Bil’s rating (out of 5): BBBB.
USA/United Kingdom, 2014. Twentieth Century Fox, Marvel Entertainment, TSG Entertainment, Bad Hat Harry Productions, Donners’ Company, Ingenious Media, Down Productions. Story by Jane Goldman, Simon Kinberg, Matthew Vaughn, Screenplay by Simon Kinberg. Cinematography by Newton Thomas Sigel. Produced by Simon Kinberg, Hutch Parker, Lauren Shuler Donner, Bryan Singer. Music by John Ottman. Production Design by John Myhre. Costume Design by Louise Mingenbach. Film Editing by John Ottman, Michael Louis Hill. Academy Awards 2014.

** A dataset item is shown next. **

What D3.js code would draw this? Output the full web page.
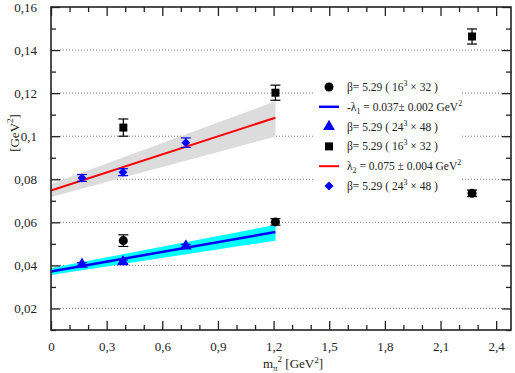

The adventure of the story behind the adventure continues with another enjoyable romp featuring that multi-pack of superheroes, divided as always between a desire to use their powers to protect humanity or destroy it. In the not so distant present, the world is in shambles, with an all-out war between humans and mutants being waged by complex Sentinel machines created by humans and able to adapt to any power in order to destroy their targets. Xavier (Patrick Stewart) and Magneto (Ian McKellen) have been brought together by this fight and go for their only option for survival, getting Kitty Pryde (Ellen Page) to use her powers to send Wolverine (Hugh Jackman) back to a pivotal moment in 1973 and change events in order to secure a better future. When Jackman arrives in the era of bell bottoms and wide-brimmed hats (all of it rendered with impressive consistency, particularly in the jaunty costumes), he finds young Xavier (James McAvoy) rendered miserable and powerless by the events of the previous decade, and Magneto (Michael Fassbender) stuck in maximum-security prison where he is being held for having participated in the most famous murder of the twentieth century. From there it spirals many places but, thanks to spirited direction by Bryan Singer and a smart script that is grounded without ever being too self-righteous, it is a delight to sit through from beginning to end. As always the ambivalence of morality is present, with X-Men loyalties splintering based on their ability to trust humans to be their friend or the fear of annihilation that leads those with more powers to wipe out those with less; the film does a good job of treating this with enough complexity and without hammering the message home too hard, particularly as it all centres down on the character of Mystique (Jennifer Lawrence, doing a wonderful job) and her moral choices.